Cluster of Six

clustering

correlation

Exploring parliamentary voting patterns with hierarchical clustering

Author

Carl Goodwin

Published

January 29, 2018

Modified

July 3, 2024

Before each vote, the Speaker of the House yells “Division! Clear the Lobby”. I’d like to find which cluster of MPs (Members of Parliament) may be exiting the lobby and going their own way.

Hansard reports what’s said in the UK Parliament, sets out details of divisions, and records decisions taken during a sitting. The R package hansard package (Odell 2017) provides access to the data.

library(conflicted)
library(tidyverse)
conflict_prefer_all("dplyr", quiet = TRUE)
library(clock)
library(hansard)
library(dendextend)
library(ggdendro)
library(corrplot)
library(broom)
library(factoextra)
library(glue)
library(ggrepel)
library(geomtextpath)
library(ggfoundry)
library(paletteer)
library(usedthese)

conflict_scout()

theme_set(theme_bw())

pal_name <- "wesanderson::Moonrise2"

pal <- paletteer_d(pal_name)

display_palette(pal, pal_name)

I’ll start by building a list of all Labour Party MPs.

url_prefix <- "http://data.parliament.uk/members/"

mps <- commons_members() |>
  filter(party_value == "Labour" | about == str_c(url_prefix, "478")) |>
  mutate(ID = str_replace(about, url_prefix, ""))

saveRDS(mps, file = "mps.rds")

Creating a function will enable me to iterate through the MP list to extract their voting records.

start_date <- "2017-06-08"
end_date <- "2018-01-28"

pull_votes <- \(x) {
  mp_vote_record(x,
    start_date = start_date,
    end_date = end_date,
    verbose = FALSE
  ) |>
    mutate(mp = x)
}

I’ll use it to extract the “aye” and “no” votes.
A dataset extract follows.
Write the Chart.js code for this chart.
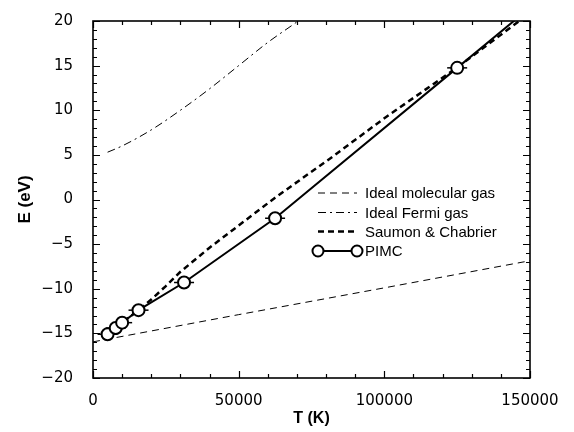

Use of possibly prevents the code from stopping when it encounters former MPs for whom no data is returned.

votes <-
  map(mps$ID, possibly(pull_votes, NULL)) |>
  compact() |>
  map(simplify, "tibbles") |>
  list_rbind() |> 
  rename("lobby" = "vote")

saveRDS(votes, file = "votes.rds")

Voting the opposite way to the majority of the party, as well as non-votes, will both be of interest when assessing which MPs are “most distant” from the wider party.

votes_df <- votes |>
  left_join(mps, by = join_by(mp == ID)) |>
  select(about = about.x, title, date_value, 
         lobby, mp, name = full_name_value) |>
  transmute(
    vote = if_else(lobby == "aye", 1, -1),
    mp = str_c(name, " (", mp, ")"),
    about = str_replace(about, "http://data.parliament.uk/resources/", ""),
    title = str_c(title, " (", about, ")")
  ) |> 
  select(-about) |> 
  pivot_wider(names_from = title, values_from = vote, values_fill = 0)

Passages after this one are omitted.